Wednesday, the owner of the calls exercised and called away my stock so that he will be owner of record and receive the dividend. The Nov 25 put closed at 0.35 bid 0.5 offered, so it makes sense that the stock was called. What does the put have to do with it?
Conversion
An arbitrageur would look at the conversion to decide whether to do this trade. In the conversion, you own the stock at 26 and sold the Nov 25 call at 1 for a net outlay of 25.
To make the position risk free, you could buy the Nov 25 put.
You will receive 0.5 in a few days from the dividend and it will cost 25 *2% * (number of days to Nov expiration) to carry the position.
So how much would you be willing to spend on the put to make this worthwhile?
At expiration, if the stock stays above 25, the call will be exercised and your account receives a credit of 25. So that is a scratch.
So to do this profitably, the put has cost less than the dividend received minus the interest cost to finance the buy-write.
So that is the condition: d – i > p.
Here is another way to look at it:
Market Maker’s Trade
Here is Stan Freifeld’s derivation for those of you, like me, that feel deriving helps make the connections to understanding. The derivation is based on what market makers might do to get the dividend since their costs are so low. They might buy deep in the money calls and sell the next call up for $5 if that is how far apart they are. Then they exercise the call on the cum date (day before ex-dividend date). Now they have long stock and the short calls that they started with. Of course, the owners of the short calls will exercise too. If they are left with five or ten percent of the position they started with, they have made money if the dividend is large enough.

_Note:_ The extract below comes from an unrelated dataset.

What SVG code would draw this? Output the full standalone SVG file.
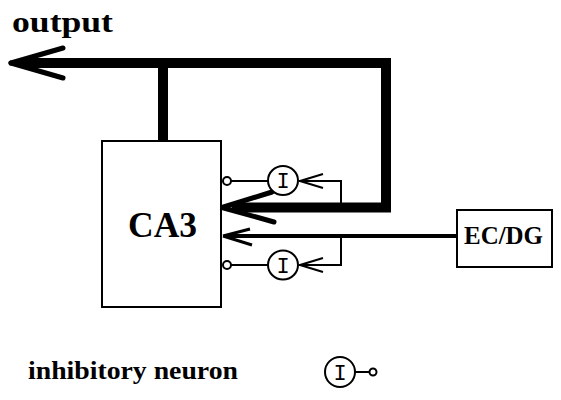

So we are starting out C1 – C2 > 0 in order to have a profitable position.
We exercise C1 so we have S + d -i -C2 > 0. That is, we have stock, S, the dividend, d, and we have to pay the interest, i, for financing the stock.
S – C2 = -P2 since a buy-write is equivalent to a short put. Put that in our equation, d – i -P2 > 0. Add P2 to both sides and we have our condition for exercise:
d – i > P2
For BWP d = 0.495 i is negligible and P2 was 0.35 So the condition was satisfied.